Over the years we have had myriad bodies charged by governments with the responsibility of looking into future industry trends and anticipating demand for different types of skills. Most have been woeful and we have a sorry history of getting caught with our pants down, panicking and bringing in loads of "skilled foreign workers" on visas to take jobs for which we should have had a ready supply of trained locals.

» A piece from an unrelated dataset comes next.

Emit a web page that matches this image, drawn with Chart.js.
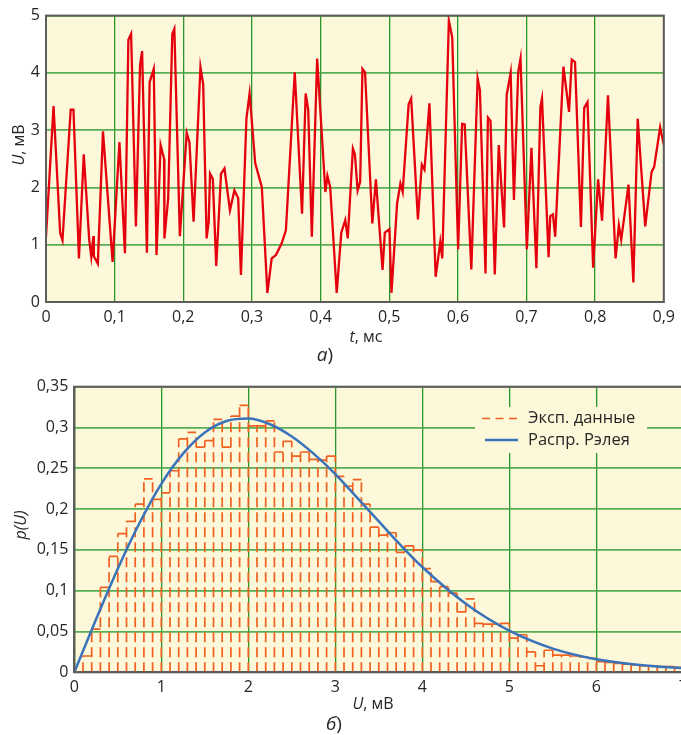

Anyone with an interest in regional economic development can see the two best prospects on the horizon for regional employment are renewable energy and land rehabilitation of disused mines as the coal mines close in line with falling demand. This author touches on demand for renewable energy technicians (I imagine wind is in the same boat). I am involved in trying to get an industry training program going for land rehabilitation (there is none despite the billions of dollars held by state governments against the mining industry's obligations for rehabilitating existing mines). The only RTO accredited to deliver Certificate III training in minesite rehabilitation is TasTAFE. I am now working with Qld Agricultural Training College as the training required relates primarily to environmental matters, but the inertia at the industry and governmental level is depressing.
Both industries can revive the fortunes of regional economies without the boom and bust and pillaging of the environment that has been experienced up to now.
Point 3. You mean 350 watt limit for micro's. No individual PV module outputs 350VDC, none!
Point1. Roof top isolators have only caused problems because of early bad quality and sparkies that didn't wire them correctly. There use is still contentious, but serve to stop workers from being zapped, even 120vdc can kill.
Over 90% of punters who enquire about batteries go very cold when they learn the price.
Not many homes require 30kw systems, but if the want them they can have them, just that grid feed will be limited to local network rules. Ausgrid allows 30kw feed in over 3 phases, 10kw on single.
You may have a point perhaps re: 600 and 1000vdc. But I will say this a 1000vdc arc is far harder to deal with.
And to add 30kw array's won't fit too many roofs and south orientation is only workable in the tropics unless you reverse pitch them to the north.